We don’t have to imagine what Barrett’s jurisprudence will look like regarding gay rights, abortion, women’s rights, sex discrimination, even human rights and the separation of church and state. Reactionaries can party like it’s Deuteronomy again. Her theology would have been unrecognizable, at least in judicial robes, to conservatives like Barry Goldwater, Richard Nixon or Gerald Ford, and to Republican-appointed justices like Lewis Powell (whose famous memo her sycophancy for business she could nevertheless recite in her sleep), Harry Blackmun, John Paul Stevens or Sandra Day O’Connor. None of them was dim to the respect for all creeds that church-state separation represents, or to the centuries of bloodshed that made it necessary. “Those who would renegotiate the boundaries between church and state must therefore answer a difficult question,” O’Connor had written in her concurrence of a decision finding the posting of the Ten Commandments in a Kentucky courtroom unconstitutional. “Why would we trade a system that has served us so well for one that has served others so poorly?”

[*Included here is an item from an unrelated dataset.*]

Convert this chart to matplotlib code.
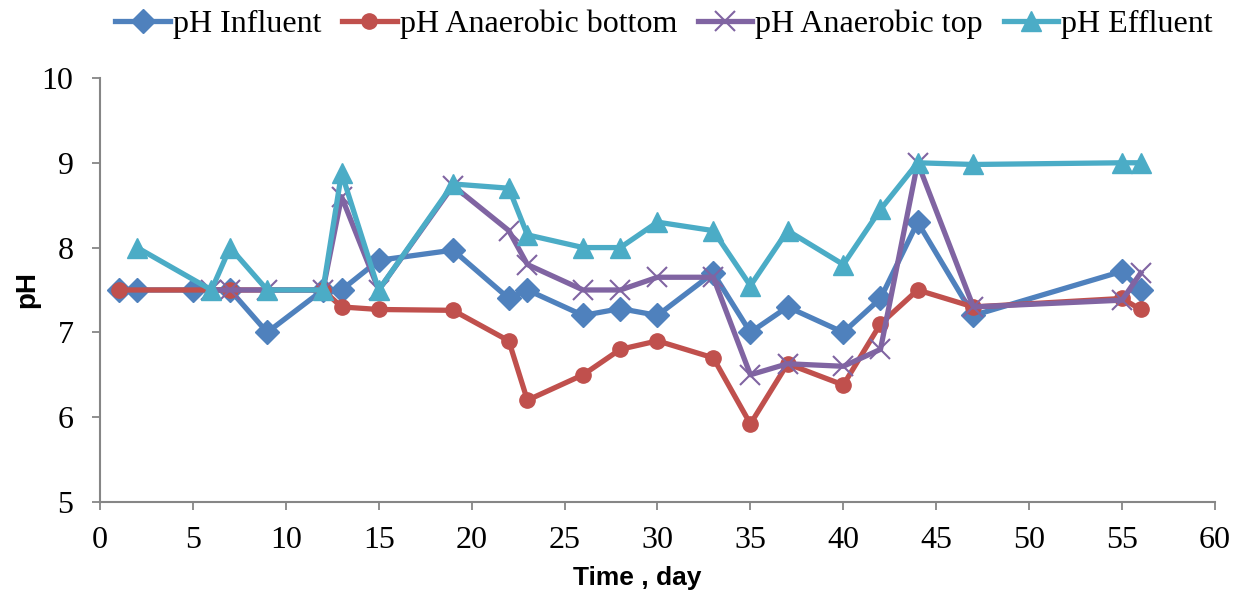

Barrett might have been more recognizable to Ronald Reagan, the genesis of the GOP’s turn toward Bible-thumping fantasies, though for Reagan it was more Machiavellian expedience than conviction. She would be a lot more recognizable to the second Bush, whose own appointees have been chiseling at the wall with little hammers. But as with all things Trump, his appointees favor wrecking balls.
Barrett now seals the votes to return not only commandments to courtrooms but Bibles to classrooms, school-sponsored prayer, unbridled taxpayer support for madrassas, thus deepening the plunder of public schools, a long-term goal. “I hope to see the day when, as in the early days of our country, we won’t have public schools,” Jerry Falwell had sermonized in 1979, back when he was inseminating the religious right. “The churches will have taken them over again and Christians will be running them. What a happy day that will be.” The ground around his oval Hades in Lynchburg must’ve raptured when news of Barrett’s nomination sank in. “When a group of nine idiots can pass a ruling down that it is illegal to read the Bible in our public schools,” Falwell had also said, “they need to be called idiots.”
Falwell’s math is Trump’s calculus. The “idiots” are down to a minority on the Supreme Court. That’s the numerology behind Barrett’s appointment. And “The Handmaid’s Tale” is no longer fiction. It’s about to be serialized in judicial opinions.